→ **What you should do**
Exactly the lines from the one containing "Output the Python" through the one containing "import pandas as pd" are to be returned, please, without any pictures.

-- start Task material --

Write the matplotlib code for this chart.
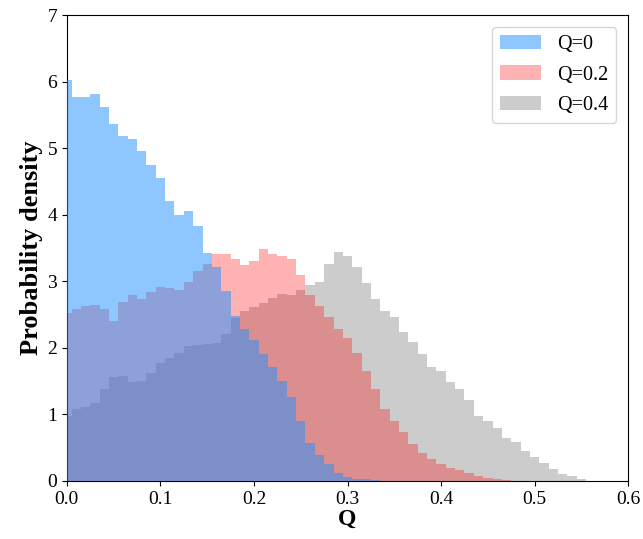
import numpy as np
import matplotlib
matplotlib.use("Agg")
import matplotlib.pyplot as plt

plt.rcParams['font.family'] = 'serif'
plt.rcParams['font.serif'] = ['Liberation Serif', 'DejaVu Serif']
plt.rcParams['mathtext.fontset'] = 'stix'

# гистограммы плотности, шаг 0.01, центры бинов в 0, 0.01, 0.02, ...
bin_width = 0.01
labels = ['Q=0', 'Q=0.2', 'Q=0.4']

dens_q0 = [6.025, 5.765, 5.765, 5.82, 5.62, 5.37, 5.185, 5.135, 4.95, 4.75,
           4.55, 4.2, 3.99, 4.06, 3.825, 3.425, 3.21, 2.85, 2.47, 2.275,
           2.115, 1.905, 1.705, 1.505, 1.265, 0.9, 0.565, 0.39, 0.255, 0.115,
           0.055, 0.025, 0.02, 0.015]

dens_q02 = [2.525, 2.575, 2.625, 2.64, 2.575, 2.40, 2.69, 2.80, 2.735, 2.84,
            2.915, 2.895, 2.865, 2.985, 3.15, 3.265, 3.405, 3.415, 3.34, 3.24,
            3.305, 3.49, 3.415, 3.38, 3.34, 3.09, 2.79, 2.63, 2.465, 2.275,
            2.14, 1.915, 1.65, 1.375, 1.08, 0.9, 0.74, 0.555, 0.415, 0.325,
            0.25, 0.19, 0.155, 0.115, 0.065, 0.035, 0.02, 0.015]

dens_q04 = [0.975, 1.075, 1.11, 1.165, 1.385, 1.565, 1.575, 1.485, 1.5, 1.625,
            1.765, 1.85, 1.915, 2.02, 2.035, 2.05, 2.065, 2.2, 2.44, 2.55,
            2.615, 2.675, 2.755, 2.815, 2.79, 2.865, 2.94, 2.99, 3.265, 3.44,
            3.38, 3.215, 2.975, 2.725, 2.555, 2.465, 2.23, 2.08, 1.9, 1.705,
            1.65, 1.48, 1.38, 1.215, 0.98, 0.9, 0.79, 0.65, 0.58, 0.455,
            0.355, 0.265, 0.175, 0.105, 0.065, 0.02]


def edges_for(vals):
    return -bin_width / 2 + bin_width * np.arange(len(vals) + 1)


fig = plt.figure(figsize=(6.43, 5.39), dpi=100)
ax = fig.add_axes([0.104, 0.108, 0.873, 0.864])

# порядок отрисовки: серый снизу, синий сверху
h0 = ax.stairs(dens_q0, edges_for(dens_q0), fill=True, color='dodgerblue',
               alpha=0.5, label=labels[0], zorder=3, linewidth=0)
h1 = ax.stairs(dens_q02, edges_for(dens_q02), fill=True, color='red',
               alpha=0.3, label=labels[1], zorder=2, linewidth=0)
h2 = ax.stairs(dens_q04, edges_for(dens_q04), fill=True, color='gray',
               alpha=0.4, label=labels[2], zorder=1, linewidth=0)

ax.set_xlim(0, 0.6)
ax.set_ylim(0, 7)
ax.set_xticks(np.arange(0, 0.61, 0.1))
ax.set_xticklabels(['0.0', '0.1', '0.2', '0.3', '0.4', '0.5', '0.6'])
ax.set_yticks(range(8))
ax.tick_params(labelsize=14)
ax.set_xlabel('Q', fontsize=17, fontweight='bold', labelpad=1)
ax.set_ylabel('Probability density', fontsize=19, fontweight='bold', labelpad=3)
ax.legend(handles=[h0, h1, h2], loc='upper right', fontsize=14.5,
          labelspacing=0.55, borderaxespad=0.6)

plt.savefig('out.png', dpi=100)
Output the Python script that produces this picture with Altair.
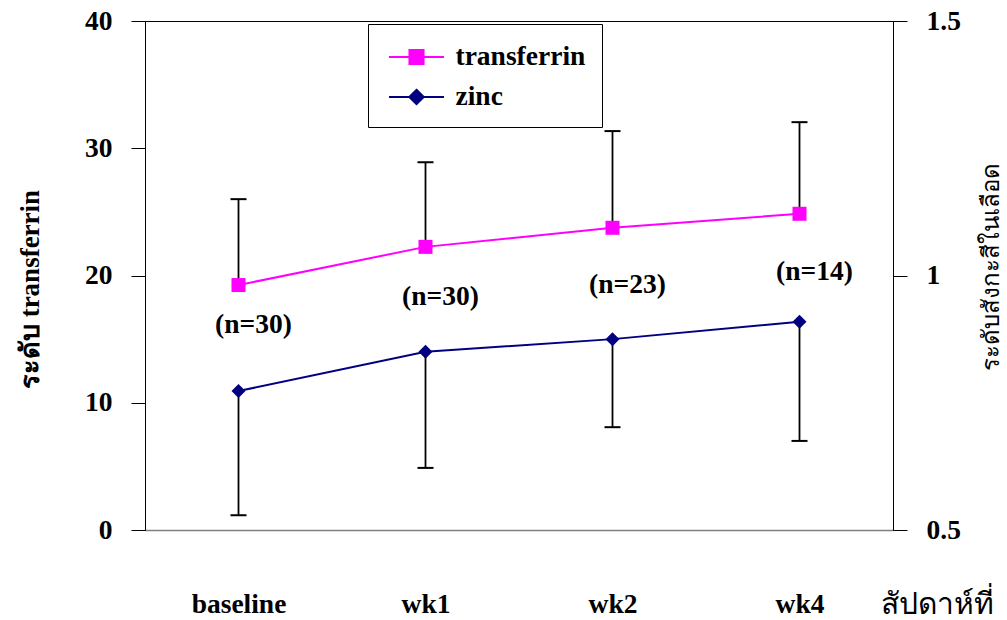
import altair as alt
import pandas as pd

# ---- data ----
weeks = ["baseline", "wk1", "wk2", "wk4"]
transferrin_mean = [19.25, 22.25, 23.75, 24.85]
transferrin_upper = [26.0, 28.9, 31.35, 32.05]
zinc_mean = [0.773, 0.850, 0.875, 0.909]
zinc_lower = [0.529, 0.622, 0.702, 0.675]
n_labels = ["(n=30)", "(n=30)", "(n=23)", "(n=14)"]
n_label_y = [16.1, 18.3, 19.25, 20.3]
series = ["transferrin", "zinc"]
series_colors = ["#FF00FF", "#000080"]
left_ticks = [0, 10, 20, 30, 40]
right_ticks = [0.5, 1, 1.5]

FONT = "Liberation Serif"
FS = 27.5

df_t = pd.DataFrame({"week": weeks, "mean": transferrin_mean,
                     "upper": transferrin_upper, "label": n_labels,
                     "label_y": n_label_y})
df_z = pd.DataFrame({"week": weeks, "mean": zinc_mean, "lower": zinc_lower})
df_s = pd.DataFrame({"series": series})

x_enc = alt.X(
    "week:N", sort=weeks,
    scale=alt.Scale(type="point", padding=0.5),
    axis=alt.Axis(
        title="สัปดาห์ที่", titleFont=FONT, titleFontSize=30,
        titleFontWeight="normal", titleColor="black",
        titleX=735, titleY=83, titleAlign="left", titleBaseline="alphabetic",
        labelFont=FONT, labelFontSize=FS, labelFontWeight="bold",
        labelColor="black", labelPadding=60, labelAngle=0,
        ticks=False, tickSize=0, domainColor="#808080", domainWidth=1.5,
        grid=False,
    ),
)

left_scale = alt.Scale(domain=[0, 40], nice=False, zero=False)
left_axis = alt.Axis(
    values=left_ticks, orient="left", grid=False,
    tickSize=14, tickColor="black", tickWidth=1,
    domainColor="black", domainWidth=1,
    labelFont=FONT, labelFontSize=FS, labelFontWeight="bold",
    labelColor="black", labelPadding=19,
    title="ระดับ transferrin", titleFont=FONT, titleFontSize=27,
    titleFontWeight="bold", titleColor="black", titlePadding=40,
    titleY=268,
)

right_scale = alt.Scale(domain=[0.5, 1.5], nice=False, zero=False)
right_axis = alt.Axis(
    values=right_ticks, orient="right", grid=False, format="~g",
    tickSize=14, tickColor="black", tickWidth=1,
    domainColor="black", domainWidth=1,
    labelFont=FONT, labelFontSize=FS, labelFontWeight="bold",
    labelColor="black", labelPadding=19,
    title="ระดับสังกะสีในเลือด", titleFont=FONT, titleFontSize=24,
    titleFontWeight="normal", titleColor="black", titlePadding=43,
    titleAngle=270, titleY=245,
)


def yl(field):
    return alt.Y(f"{field}:Q", scale=left_scale, axis=left_axis)


def yr(field):
    return alt.Y(f"{field}:Q", scale=right_scale, axis=right_axis)


# ---- transferrin (left axis) ----
base_t = alt.Chart(df_t)
t_rule = base_t.mark_rule(color="black", strokeWidth=1.8).encode(
    x=x_enc, y=yl("mean"), y2="upper:Q")
t_cap = base_t.mark_tick(color="black", size=16, thickness=2, opacity=1).encode(
    x=x_enc, y=yl("upper"))
t_line = base_t.mark_line(color=series_colors[0], strokeWidth=2).encode(
    x=x_enc, y=yl("mean"))
t_point = base_t.mark_point(shape="square", filled=True, size=196,
                            color=series_colors[0], opacity=1).encode(
    x=x_enc, y=yl("mean"))
t_text = base_t.mark_text(font=FONT, fontSize=FS, fontWeight="bold",
                          color="black", dx=15, align="center",
                          baseline="middle").encode(
    x=x_enc, y=yl("label_y"), text="label:N")

# legend carrier (invisible marks, legend only)
sq = "M-1.72,0H1.72M-0.44,-0.44H0.44V0.44H-0.44Z"
dm = "M-1.72,0H1.72M0,-0.45L0.45,0L0,0.45L-0.45,0Z"
legend_def = alt.Legend(
    orient="none", legendX=223, legendY=3, title=None,
    labelFont=FONT, labelFontSize=FS, labelFontWeight="bold",
    labelColor="black", labelOffset=22, symbolSize=1024, symbolOffset=15.5,
    symbolStrokeWidth=2, symbolOpacity=1, padding=16,
    strokeColor="black", fillColor="white", rowPadding=9,
)
legend_carrier = alt.Chart(df_s).mark_point(filled=False, opacity=0).encode(
    x=alt.value(-100), y=alt.value(-100),
    color=alt.Color("series:N", scale=alt.Scale(domain=series, range=series_colors), legend=legend_def),
    fill=alt.Fill("series:N", scale=alt.Scale(domain=series, range=series_colors), legend=legend_def),
    shape=alt.Shape("series:N", scale=alt.Scale(domain=series, range=[sq, dm]), legend=legend_def),
)

left = alt.layer(t_rule, t_cap, t_line, t_point, t_text, legend_carrier)

# ---- zinc (right axis) ----
base_z = alt.Chart(df_z)
z_rule = base_z.mark_rule(color="black", strokeWidth=1.8).encode(
    x=x_enc, y=yr("mean"), y2="lower:Q")
z_cap = base_z.mark_tick(color="black", size=16, thickness=2, opacity=1).encode(
    x=x_enc, y=yr("lower"))
z_line = base_z.mark_line(color=series_colors[1], strokeWidth=2).encode(
    x=x_enc, y=yr("mean"))
z_point = base_z.mark_point(shape="diamond", filled=True, size=196,
                            color=series_colors[1], opacity=1).encode(
    x=x_enc, y=yr("mean"))

right = alt.layer(z_rule, z_cap, z_line, z_point)

chart = alt.layer(left, right).resolve_scale(y="independent").properties(
    width=748, height=509,
    padding={"left": 145, "top": 21, "right": 114, "bottom": 90},
    autosize=alt.AutoSizeParams(type="none"),
    background="white",
).configure_view(stroke="black", strokeWidth=1)

chart.save("out.html", embed_options={"renderer": "svg", "actions": False})
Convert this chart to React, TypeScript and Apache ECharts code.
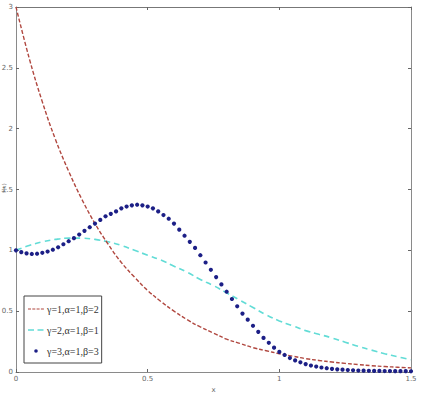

-- end Task material --

→ **Solution to this exercise**
Output the Python script that produces this picture with Altair.
import altair as alt
import pandas as pd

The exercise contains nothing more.